## Problem details
Please copy the lines below exactly, from the first one through the line showing "Chart.register(...registerables);".

::::::::

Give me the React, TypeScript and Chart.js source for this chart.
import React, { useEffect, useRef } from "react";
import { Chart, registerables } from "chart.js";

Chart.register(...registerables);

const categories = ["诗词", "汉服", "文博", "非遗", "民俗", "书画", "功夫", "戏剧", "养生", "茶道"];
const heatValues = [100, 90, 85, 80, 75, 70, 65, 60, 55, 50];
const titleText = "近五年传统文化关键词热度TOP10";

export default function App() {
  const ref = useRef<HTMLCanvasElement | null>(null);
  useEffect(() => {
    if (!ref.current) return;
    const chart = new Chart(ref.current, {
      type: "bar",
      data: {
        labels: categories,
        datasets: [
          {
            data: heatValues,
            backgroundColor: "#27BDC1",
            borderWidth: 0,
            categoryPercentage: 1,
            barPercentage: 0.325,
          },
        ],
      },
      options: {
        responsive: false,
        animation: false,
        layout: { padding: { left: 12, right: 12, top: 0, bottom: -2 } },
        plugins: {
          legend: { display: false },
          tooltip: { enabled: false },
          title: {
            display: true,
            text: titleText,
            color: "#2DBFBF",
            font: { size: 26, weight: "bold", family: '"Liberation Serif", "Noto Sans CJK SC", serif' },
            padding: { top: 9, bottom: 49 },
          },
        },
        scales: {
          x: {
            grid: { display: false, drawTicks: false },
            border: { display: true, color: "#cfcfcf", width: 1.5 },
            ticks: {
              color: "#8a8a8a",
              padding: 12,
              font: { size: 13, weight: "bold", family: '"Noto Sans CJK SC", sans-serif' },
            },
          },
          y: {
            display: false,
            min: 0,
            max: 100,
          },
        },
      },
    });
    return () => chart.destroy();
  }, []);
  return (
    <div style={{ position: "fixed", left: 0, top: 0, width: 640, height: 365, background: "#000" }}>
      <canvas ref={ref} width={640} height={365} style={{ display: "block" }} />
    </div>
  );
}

::::::::

## Exercise solution
Give me the React, TypeScript and Chart.js source for this chart.
import React, { useEffect, useRef } from "react";
import { Chart, registerables } from "chart.js";

Chart.register(...registerables);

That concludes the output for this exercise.